▶ Directions for this task: All of the material below is to be restated word for word, apart from the pictures.

▶ Supplied information:

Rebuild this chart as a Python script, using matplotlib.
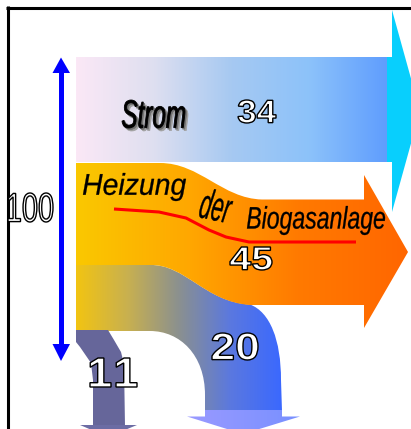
import numpy as np
import matplotlib
matplotlib.use("Agg")
import matplotlib.pyplot as plt
from matplotlib.path import Path
from matplotlib.patches import PathPatch
from matplotlib.textpath import TextPath
from matplotlib.font_manager import FontProperties
from matplotlib.transforms import Affine2D
from matplotlib.colors import LinearSegmentedColormap

# --- flows of the diagram (values shown as labels) ---
total = 100
flow_labels = ["Strom", "Heizung der Biogasanlage", "", ""]
flow_values = [34, 45, 20, 11]

# gradient stops for each band (left -> right)
strom_colors = ["#fbe8f6", "#dedff0", "#a6c9f2", "#8cc2fa", "#5f9dfe"]
heiz_colors = ["#fac800", "#ffa800", "#ff7a00", "#ff6600"]
rest_colors = ["#f2c412", "#c8b050", "#8a9090", "#5a78e0", "#3a68ff"]
head20_colors = ["#9a9aff", "#7890ff"]
purple = "#66669a"
cyan = "#08cffd"

W, H = 411, 429
fig = plt.figure(figsize=(W / 100, H / 100), dpi=100)
ax = fig.add_axes([0, 0, 1, 1])
ax.axis("off")


def make_path(segs):
    verts, codes = [], []
    for s in segs:
        if s[0] == "M":
            verts.append(s[1]); codes.append(Path.MOVETO)
        elif s[0] == "L":
            verts.append(s[1]); codes.append(Path.LINETO)
        elif s[0] == "C":
            verts += [s[1], s[2], s[3]]; codes += [Path.CURVE4] * 3
    verts.append(verts[0]); codes.append(Path.CLOSEPOLY)
    return Path(verts, codes)


def grad_fill(path, colors, x0, x1, z):
    patch = PathPatch(path, facecolor="none", edgecolor="none")
    ax.add_patch(patch)
    cmap = LinearSegmentedColormap.from_list("g", colors)
    ys = path.vertices[:, 1]
    im = ax.imshow(np.linspace(0, 1, 256)[None, :], cmap=cmap, aspect="auto",
                   extent=(x0, x1, ys.max() + 1, ys.min() - 1),
                   interpolation="bilinear", zorder=z)
    im.set_clip_path(patch)


def text_box(s, x0, y0, x1, y1, prop, fc="black", ec="none", lw=0, z=10, rot=0):
    tp = TextPath((0, 0), s, size=40, prop=prop)
    ext = tp.get_extents()
    sx = (x1 - x0) / ext.width
    sy = (y1 - y0) / ext.height
    cx, cy = (x0 + x1) / 2, (y0 + y1) / 2
    tr = (Affine2D().translate(-(ext.x0 + ext.x1) / 2, -(ext.y0 + ext.y1) / 2)
          .scale(sx, -sy).rotate_deg(rot).translate(cx, cy))
    ax.add_patch(PathPatch(tr.transform_path(tp), facecolor=fc, edgecolor=ec,
                           lw=lw, zorder=z))


# --- frame lines ---
ax.plot([6, W], [7.5, 7.5], color="black", lw=2.2, solid_capstyle="butt", zorder=1)
ax.plot([7.5, 7.5], [6, H], color="black", lw=2.2, solid_capstyle="butt", zorder=1)

# --- Strom band ---
strom = make_path([("M", (76, 57)), ("L", (387, 57)), ("L", (387, 162)), ("L", (76, 162))])
grad_fill(strom, strom_colors, 76, 387, 2)
cyan_head = make_path([("M", (387, 57)), ("L", (392, 57)), ("L", (392, 10)), ("L", (420, 111)),
                       ("L", (392, 212)), ("L", (392, 162)), ("L", (387, 162))])
ax.add_patch(PathPatch(cyan_head, facecolor=cyan, edgecolor="none", zorder=2))

# --- band of 20 (curving down) ---
rest = make_path([("M", (76, 265)), ("L", (150, 265)),
                  ("C", (185, 264), (205, 302), (250, 304.5)),
                  ("C", (270, 312), (281, 340), (281, 380)),
                  ("L", (282, 411)), ("L", (205, 411)), ("L", (205, 395)),
                  ("C", (205, 355), (180, 331), (150, 331)), ("L", (76, 331))])
grad_fill(rest, rest_colors, 76, 282, 3)
head20 = make_path([("M", (205, 410)), ("L", (282, 410)), ("L", (282, 416.5)), ("L", (300, 416.5)),
                    ("L", (243, 434)), ("L", (187, 416.5)), ("L", (205, 416.5))])
grad_fill(head20, head20_colors, 187, 300, 4)

# --- band of 11 ---
band11 = make_path([("M", (76, 330)), ("L", (108, 330)), ("L", (114, 340)), ("L", (121, 352)),
                    ("L", (124, 364)), ("L", (125, 426)), ("L", (93, 426)), ("L", (93, 380)),
                    ("L", (91, 363)), ("L", (80, 347)), ("L", (76, 342))])
ax.add_patch(PathPatch(band11, facecolor=purple, edgecolor="none", zorder=4))
head11 = make_path([("M", (80, 425)), ("L", (137, 425)), ("L", (108, 437))])
ax.add_patch(PathPatch(head11, facecolor="#6c6ca4", edgecolor="none", zorder=4))

# --- Heizung band ---
heiz = make_path([("M", (76, 163)), ("L", (160, 163)),
                  ("C", (200, 163), (222, 198.5), (262, 199.5)),
                  ("L", (364, 199.5)), ("L", (364, 175)), ("L", (408, 252)), ("L", (364, 328)),
                  ("L", (364, 305)), ("L", (250, 305)),
                  ("C", (205, 302), (185, 264), (150, 265)), ("L", (76, 265))])
grad_fill(heiz, heiz_colors, 76, 408, 5)

# --- blue double arrow (total) ---
ax.fill([59, 63.5, 63.5, 59], [72, 72, 345, 345], color="#0000ff", lw=0, zorder=6)
ax.fill([52.5, 70, 61], [73, 73, 57.5], color="#0000ff", lw=0, zorder=6)
ax.fill([52.5, 70, 61], [344, 344, 361], color="#0000ff", lw=0, zorder=6)

# --- red underline ---
ux = [114, 159, 186, 209, 226, 249, 300, 356]
uy = [209, 212, 218, 230, 237, 242, 242, 242]
ax.plot(ux, uy, color="#ff0000", lw=2.2, zorder=7, solid_capstyle="butt")

# --- texts ---
ital = FontProperties(family="Liberation Sans", style="italic")
bold = FontProperties(family="Liberation Sans", weight="bold")
reg = FontProperties(family="Liberation Sans")

# Strom with a soft grey shadow
text_box(flow_labels[0], 125, 103, 188, 131, ital, fc="#a0a0a0", ec="#a0a0a0", lw=0.5, z=8)
text_box(flow_labels[0], 123.5, 101.5, 186.5, 129.5, ital, fc="#707070", ec="#707070", lw=0.5, z=8)
text_box(flow_labels[0], 122, 100, 185, 128, ital, fc="black", ec="black", lw=0.6, z=9)
heiz_words = flow_labels[1].split()
text_box(heiz_words[0], 83, 173, 186, 201, ital, ec="black", lw=0.2, z=9)
text_box(heiz_words[1], 201, 190, 232, 221, ital, ec="black", lw=0.2, z=9, rot=12)
text_box(heiz_words[2], 247, 206, 385, 235, ital, ec="black", lw=0.2, z=9)

text_box(str(flow_values[0]), 238, 100, 276, 123, bold, fc="white", ec="black", lw=1.0, z=9)
text_box(str(flow_values[1]), 230, 247, 272, 270, bold, fc="white", ec="black", lw=1.0, z=9)
text_box(str(flow_values[2]), 212, 333, 258, 360, bold, fc="white", ec="black", lw=1.0, z=9)
s11 = str(flow_values[3])
text_box(s11[0], 90, 358, 111, 387, bold, fc="white", ec="black", lw=1.0, z=9)
text_box(s11[1], 116, 358, 137, 387, bold, fc="white", ec="black", lw=1.0, z=9)
text_box(str(total), 8, 193, 53, 222, reg, fc="white", ec="black", lw=1.0, z=9)

ax.set_xlim(0, W)
ax.set_ylim(H, 0)
fig.savefig("out.png", dpi=100)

▶ Exercise response:
Rebuild this chart as a Python script, using matplotlib.
import numpy as np
import matplotlib
matplotlib.use("Agg")
import matplotlib.pyplot as plt
from matplotlib.path import Path
from matplotlib.patches import PathPatch
from matplotlib.textpath import TextPath
from matplotlib.font_manager import FontProperties
from matplotlib.transforms import Affine2D
from matplotlib.colors import LinearSegmentedColormap

# --- flows of the diagram (values shown as labels) ---
total = 100
flow_labels = ["Strom", "Heizung der Biogasanlage", "", ""]
flow_values = [34, 45, 20, 11]

# gradient stops for each band (left -> right)
strom_colors = ["#fbe8f6", "#dedff0", "#a6c9f2", "#8cc2fa", "#5f9dfe"]
heiz_colors = ["#fac800", "#ffa800", "#ff7a00", "#ff6600"]
rest_colors = ["#f2c412", "#c8b050", "#8a9090", "#5a78e0", "#3a68ff"]
head20_colors = ["#9a9aff", "#7890ff"]
purple = "#66669a"
cyan = "#08cffd"

W, H = 411, 429
fig = plt.figure(figsize=(W / 100, H / 100), dpi=100)
ax = fig.add_axes([0, 0, 1, 1])
ax.axis("off")


def make_path(segs):
    verts, codes = [], []
    for s in segs:
        if s[0] == "M":
            verts.append(s[1]); codes.append(Path.MOVETO)
        elif s[0] == "L":
            verts.append(s[1]); codes.append(Path.LINETO)
        elif s[0] == "C":
            verts += [s[1], s[2], s[3]]; codes += [Path.CURVE4] * 3
    verts.append(verts[0]); codes.append(Path.CLOSEPOLY)
    return Path(verts, codes)


def grad_fill(path, colors, x0, x1, z):
    patch = PathPatch(path, facecolor="none", edgecolor="none")
    ax.add_patch(patch)
    cmap = LinearSegmentedColormap.from_list("g", colors)
    ys = path.vertices[:, 1]
    im = ax.imshow(np.linspace(0, 1, 256)[None, :], cmap=cmap, aspect="auto",
                   extent=(x0, x1, ys.max() + 1, ys.min() - 1),
                   interpolation="bilinear", zorder=z)
    im.set_clip_path(patch)


def text_box(s, x0, y0, x1, y1, prop, fc="black", ec="none", lw=0, z=10, rot=0):
    tp = TextPath((0, 0), s, size=40, prop=prop)
    ext = tp.get_extents()
    sx = (x1 - x0) / ext.width
    sy = (y1 - y0) / ext.height
    cx, cy = (x0 + x1) / 2, (y0 + y1) / 2
    tr = (Affine2D().translate(-(ext.x0 + ext.x1) / 2, -(ext.y0 + ext.y1) / 2)
          .scale(sx, -sy).rotate_deg(rot).translate(cx, cy))
    ax.add_patch(PathPatch(tr.transform_path(tp), facecolor=fc, edgecolor=ec,
                           lw=lw, zorder=z))


# --- frame lines ---
ax.plot([6, W], [7.5, 7.5], color="black", lw=2.2, solid_capstyle="butt", zorder=1)
ax.plot([7.5, 7.5], [6, H], color="black", lw=2.2, solid_capstyle="butt", zorder=1)

# --- Strom band ---
strom = make_path([("M", (76, 57)), ("L", (387, 57)), ("L", (387, 162)), ("L", (76, 162))])
grad_fill(strom, strom_colors, 76, 387, 2)
cyan_head = make_path([("M", (387, 57)), ("L", (392, 57)), ("L", (392, 10)), ("L", (420, 111)),
                       ("L", (392, 212)), ("L", (392, 162)), ("L", (387, 162))])
ax.add_patch(PathPatch(cyan_head, facecolor=cyan, edgecolor="none", zorder=2))

# --- band of 20 (curving down) ---
rest = make_path([("M", (76, 265)), ("L", (150, 265)),
                  ("C", (185, 264), (205, 302), (250, 304.5)),
                  ("C", (270, 312), (281, 340), (281, 380)),
                  ("L", (282, 411)), ("L", (205, 411)), ("L", (205, 395)),
                  ("C", (205, 355), (180, 331), (150, 331)), ("L", (76, 331))])
grad_fill(rest, rest_colors, 76, 282, 3)
head20 = make_path([("M", (205, 410)), ("L", (282, 410)), ("L", (282, 416.5)), ("L", (300, 416.5)),
                    ("L", (243, 434)), ("L", (187, 416.5)), ("L", (205, 416.5))])
grad_fill(head20, head20_colors, 187, 300, 4)

# --- band of 11 ---
band11 = make_path([("M", (76, 330)), ("L", (108, 330)), ("L", (114, 340)), ("L", (121, 352)),
                    ("L", (124, 364)), ("L", (125, 426)), ("L", (93, 426)), ("L", (93, 380)),
                    ("L", (91, 363)), ("L", (80, 347)), ("L", (76, 342))])
ax.add_patch(PathPatch(band11, facecolor=purple, edgecolor="none", zorder=4))
head11 = make_path([("M", (80, 425)), ("L", (137, 425)), ("L", (108, 437))])
ax.add_patch(PathPatch(head11, facecolor="#6c6ca4", edgecolor="none", zorder=4))

# --- Heizung band ---
heiz = make_path([("M", (76, 163)), ("L", (160, 163)),
                  ("C", (200, 163), (222, 198.5), (262, 199.5)),
                  ("L", (364, 199.5)), ("L", (364, 175)), ("L", (408, 252)), ("L", (364, 328)),
                  ("L", (364, 305)), ("L", (250, 305)),
                  ("C", (205, 302), (185, 264), (150, 265)), ("L", (76, 265))])
grad_fill(heiz, heiz_colors, 76, 408, 5)

# --- blue double arrow (total) ---
ax.fill([59, 63.5, 63.5, 59], [72, 72, 345, 345], color="#0000ff", lw=0, zorder=6)
ax.fill([52.5, 70, 61], [73, 73, 57.5], color="#0000ff", lw=0, zorder=6)
ax.fill([52.5, 70, 61], [344, 344, 361], color="#0000ff", lw=0, zorder=6)

# --- red underline ---
ux = [114, 159, 186, 209, 226, 249, 300, 356]
uy = [209, 212, 218, 230, 237, 242, 242, 242]
ax.plot(ux, uy, color="#ff0000", lw=2.2, zorder=7, solid_capstyle="butt")

# --- texts ---
ital = FontProperties(family="Liberation Sans", style="italic")
bold = FontProperties(family="Liberation Sans", weight="bold")
reg = FontProperties(family="Liberation Sans")

# Strom with a soft grey shadow
text_box(flow_labels[0], 125, 103, 188, 131, ital, fc="#a0a0a0", ec="#a0a0a0", lw=0.5, z=8)
text_box(flow_labels[0], 123.5, 101.5, 186.5, 129.5, ital, fc="#707070", ec="#707070", lw=0.5, z=8)
text_box(flow_labels[0], 122, 100, 185, 128, ital, fc="black", ec="black", lw=0.6, z=9)
heiz_words = flow_labels[1].split()
text_box(heiz_words[0], 83, 173, 186, 201, ital, ec="black", lw=0.2, z=9)
text_box(heiz_words[1], 201, 190, 232, 221, ital, ec="black", lw=0.2, z=9, rot=12)
text_box(heiz_words[2], 247, 206, 385, 235, ital, ec="black", lw=0.2, z=9)

text_box(str(flow_values[0]), 238, 100, 276, 123, bold, fc="white", ec="black", lw=1.0, z=9)
text_box(str(flow_values[1]), 230, 247, 272, 270, bold, fc="white", ec="black", lw=1.0, z=9)
text_box(str(flow_values[2]), 212, 333, 258, 360, bold, fc="white", ec="black", lw=1.0, z=9)
s11 = str(flow_values[3])
text_box(s11[0], 90, 358, 111, 387, bold, fc="white", ec="black", lw=1.0, z=9)
text_box(s11[1], 116, 358, 137, 387, bold, fc="white", ec="black", lw=1.0, z=9)
text_box(str(total), 8, 193, 53, 222, reg, fc="white", ec="black", lw=1.0, z=9)

ax.set_xlim(0, W)
ax.set_ylim(H, 0)
fig.savefig("out.png", dpi=100)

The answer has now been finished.